While participating in the Chingu community, I collaborated with partners from Korea, Japan, and Australia to develop this app in six weeks. Many concepts were proposed during the process, and the ultimate conclusion was to create a platform for directing viewers to specific movie information. Through this open-source project, we polished our web-developing skills, accumulated cross-country/cross-field cooperation experience, and adopted agile development methods. Eventually, I integrated the design into the development process through user research, design system, design handoffs, and prototypes. We successfully launched the platform on time despite the short crew.
People enjoy watching movies, whether at home or in the cinema; we will search for movie information online. Nanum is a movie information website that provides three recommendation ways for hesitant users. It is meant to allow users to enter keywords to search and add favorites, allowing them to acquire movie information while browsing.
At the beginning of the project conception, I did basic user research and a competitive analysis presentation. This report supported my partners in understanding the potential user behavior of the website in agile development, and successfully conceived the framework of MVP in the second week.
Due to the team's need to construct the MVP quickly in the early stage, I transformed three types of user groups from the movie search experience of our relatives and friends. We analyzed the mainstream website’s structure and functions. The presentation inspired my partners to generate more ideas for product development, focusing on the "hesitant" type of target users. We also sorted out the project vision and the direction of service development. Thus, we could prioritize the user needs and assign tasks in the product backlog.
Based on the competitive research, we uncovered the main features of our services that equip users with direction, clarifying the JTBD (Jobs-to-be-done) of each feature.
Under the foregoing considerations, we collaborated to establish the following project goals:
After our discussion, we decided to provide users with sufficient movie information than an intuitive picker-type website. Eventually, we provided users with three main sections to make viewing choices:
In addition to confirming the information architecture, interactive flow, and brand identity, two engineers were unavailable to continue participating the project in the later stages. The team rescheduled our tasks and reprioritized the project goals, flexibly coordinating the progress to complete the project. During the final two weeks of the sprint, I also aided with testing and general design quality control.

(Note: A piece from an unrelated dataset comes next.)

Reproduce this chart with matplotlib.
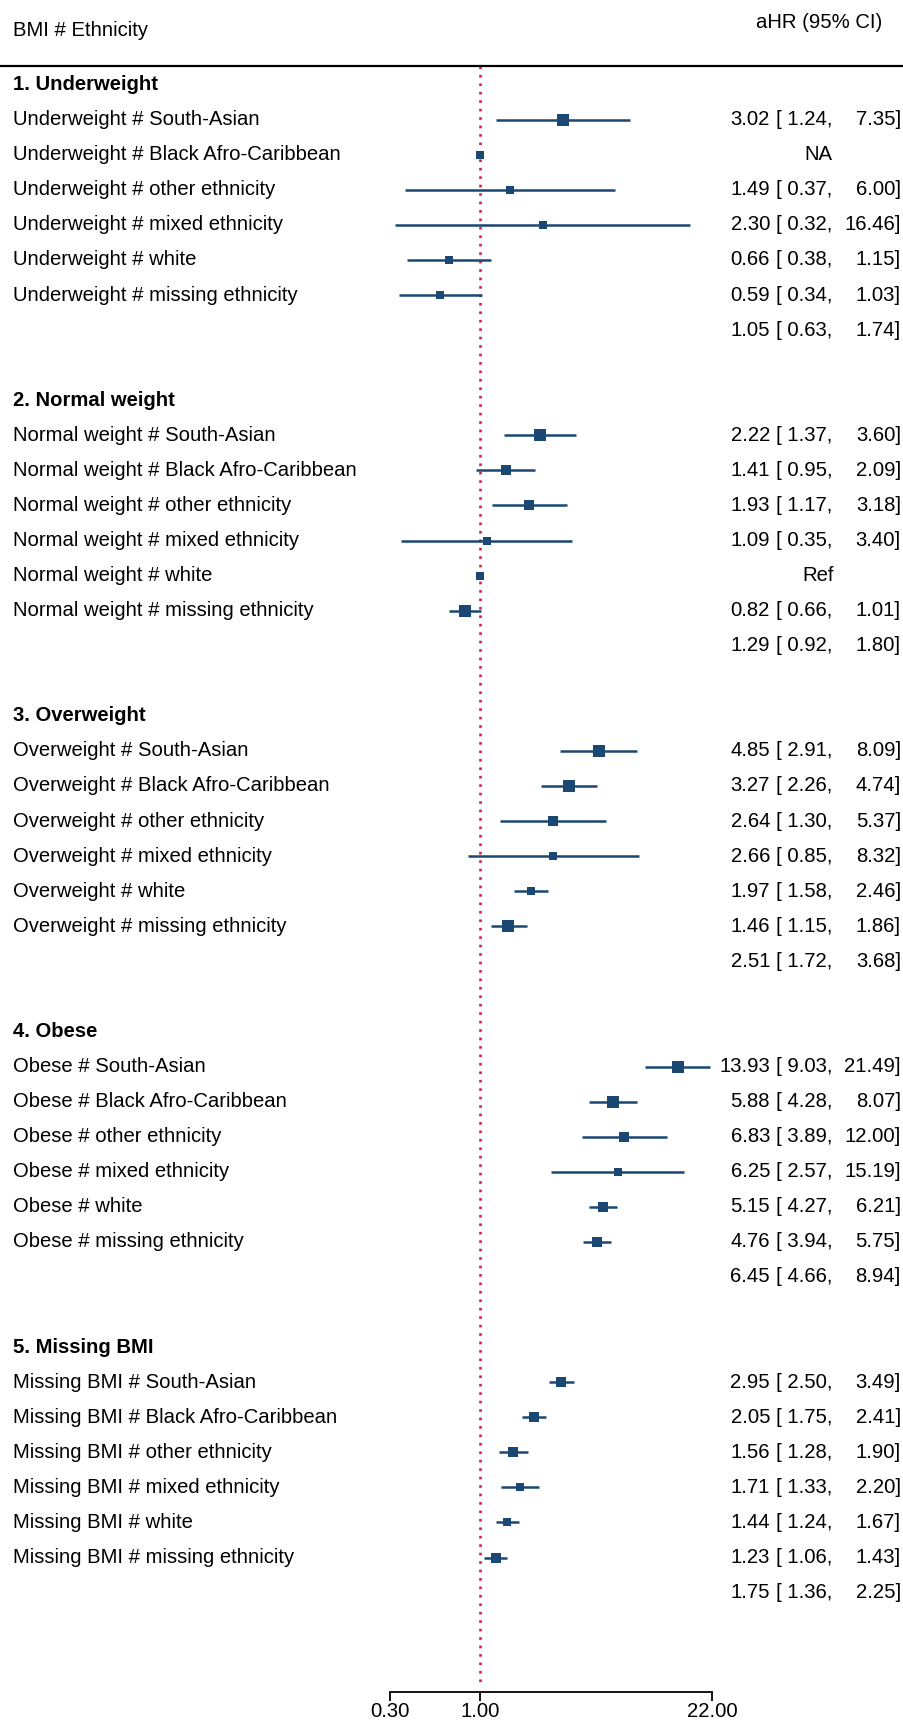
import numpy as np
import matplotlib
matplotlib.use("Agg")
import matplotlib.pyplot as plt
from matplotlib.transforms import blended_transform_factory
from matplotlib.lines import Line2D

plt.rcParams['font.family'] = ['Liberation Sans', 'DejaVu Sans']

# data
groups = ["Underweight", "Normal weight", "Overweight", "Obese", "Missing BMI"]
ethnicities = ["South-Asian", "Black Afro-Caribbean", "other ethnicity",
               "mixed ethnicity", "white", "missing ethnicity"]

hr = [[3.02, 1.00, 1.49, 2.30, 0.66, 0.59],
      [2.22, 1.41, 1.93, 1.09, 1.00, 0.82],
      [4.85, 3.27, 2.64, 2.66, 1.97, 1.46],
      [13.93, 5.88, 6.83, 6.25, 5.15, 4.76],
      [2.95, 2.05, 1.56, 1.71, 1.44, 1.23]]
lo = [[1.24, np.nan, 0.37, 0.32, 0.38, 0.34],
      [1.37, 0.95, 1.17, 0.35, np.nan, 0.66],
      [2.91, 2.26, 1.30, 0.85, 1.58, 1.15],
      [9.03, 4.28, 3.89, 2.57, 4.27, 3.94],
      [2.50, 1.75, 1.28, 1.33, 1.24, 1.06]]
hi = [[7.35, np.nan, 6.00, 16.46, 1.15, 1.03],
      [3.60, 2.09, 3.18, 3.40, np.nan, 1.01],
      [8.09, 4.74, 5.37, 8.32, 2.46, 1.86],
      [21.49, 8.07, 12.00, 15.19, 6.21, 5.75],
      [3.49, 2.41, 1.90, 2.20, 1.67, 1.43]]
notes = {(0, 1): "NA", (1, 4): "Ref"}

overall_hr = [1.05, 1.29, 2.51, 6.45, 1.75]
overall_lo = [0.63, 0.92, 1.72, 4.66, 1.36]
overall_hi = [1.74, 1.80, 3.68, 8.94, 2.25]

# box size (weight) per estimate
box = [[10, 8, 8, 7.5, 8, 8],
       [10, 8.5, 9.5, 8, 8, 10],
       [10, 10, 9, 8, 8, 10],
       [10, 10, 9, 8, 9, 9],
       [9, 9, 9, 8, 8, 9]]

xticks = [0.30, 1.00, 22.00]

W, H = 904, 1722
fig = plt.figure(figsize=(W / 100, H / 100), dpi=100)
ax = fig.add_axes([389.7 / W, (H - 1692) / H, (712 - 389.7) / W, (1692 - 66) / H])
ax.set_xscale('log')
ax.set_xlim(0.3, 22)
row0, step = 84.6, 35.07
ytop = -(row0 - 66) / step
ybot = (1692 - row0) / step
ax.set_ylim(ybot, ytop)

navy = '#1b4872'
red = '#d81e4f'
fs = 14.6
tr = blended_transform_factory(fig.transFigure, ax.transData)

ax.plot([1, 1], [ytop, (1685 - row0) / step], color=red, lw=1.9,
        ls=(0, (1, 2.2)), zorder=1, clip_on=False)

def value_text(r, est, l, u):
    ax.text(770 / W, r, f"{est:.2f}", transform=tr, ha='right', va='center', fontsize=fs)
    ax.text(776.5 / W, r, f"[ {l:.2f},", transform=tr, ha='left', va='center', fontsize=fs)
    ax.text(901 / W, r, f"{u:.2f}]", transform=tr, ha='right', va='center', fontsize=fs)

for g, gname in enumerate(groups):
    base = g * 9
    ax.text(13 / W, base, f"{g + 1}. {gname}", transform=tr, ha='left', va='center',
            fontsize=fs, fontweight='bold')
    for i, eth in enumerate(ethnicities):
        r = base + 1 + i
        ax.text(13 / W, r, f"{gname} # {eth}", transform=tr, ha='left', va='center', fontsize=fs)
        if not np.isnan(lo[g][i]):
            ax.plot([lo[g][i], hi[g][i]], [r, r], color=navy, lw=1.8, zorder=2,
                    solid_capstyle='butt', clip_on=False)
        ax.plot(hr[g][i], r, marker='s', color=navy, ms=box[g][i] * 0.8, mew=0, zorder=3)
        if (g, i) in notes:
            ax.text(818 / W, r, notes[(g, i)], transform=tr, ha='center', va='center', fontsize=fs)
        else:
            value_text(r, hr[g][i], lo[g][i], hi[g][i])
    value_text(base + 7, overall_hr[g], overall_lo[g], overall_hi[g])

# header
fig.text(13 / W, 1 - 30 / H, "BMI # Ethnicity", ha='left', va='center', fontsize=fs)
fig.text(819 / W, 1 - 22 / H, "aHR (95% CI)", ha='center', va='center', fontsize=fs)
fig.add_artist(Line2D([0, 1], [1 - 66 / H, 1 - 66 / H], color='black', lw=1.6,
                      transform=fig.transFigure))

for s in ['top', 'left', 'right']:
    ax.spines[s].set_visible(False)
ax.spines['bottom'].set_linewidth(1.3)
ax.set_yticks([])
ax.set_xticks(xticks)
ax.set_xticklabels([f"{t:.2f}" for t in xticks], fontsize=fs)
ax.xaxis.set_minor_locator(matplotlib.ticker.NullLocator())
ax.tick_params(axis='x', direction='out', length=6.5, width=1.3, pad=0.5)

fig.savefig('out.png', dpi=100)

The engineering team adopted The Movie Database (TMDB) API as the source for fetching movie information. Faced with a pile of backlogs, I used Notion to organize the estimated schedule on the design side for the engineers to refer to. Then communicated with them remotely in the Discord channel to adapt/prioritize the tasks and pick up the tickets on the Trello board.
MUI is a React component library that implements the Google Material Design guideline. The team consists of four engineers. Four engineers are on the team, and I constructed a design system and components in Figma that fit the team's needs. This setup helps create an operational flow and a high-fidelity prototype rapidly.
Due to the limited Figma components available in the official free version, I designed a wireflow and prototype to confirm the overall platform structure/construction/inspection of each screen while making adjustments and updating the component library in each iteration. Ultimately, I completed a set of the platform design system and design handoff documents integrated into the Figma file.
Besides designing the Figma layers into an easily navigable hierarchy, I constructed different Components. It took some time at first, but it helped me make changes to the design faster and talk more easily about the changes later. During the process, I organized four brand style combinations, and the team finally chose to adopt the first proposal, Neon 24/7. For the color part, neon blue and neon red were preferred as the main and secondary colors, matched with a dark mode of gray.
Further, we used the typeface Nanum Myeongjo & Lato; Nanum Myeongjo came from Korea with the meaning of sharing and is in line with the original intention of our project - "to enable users to make appropriate viewing decisions after using the platform through the presentation of movie information". Therefore, it has also become the name of the platform.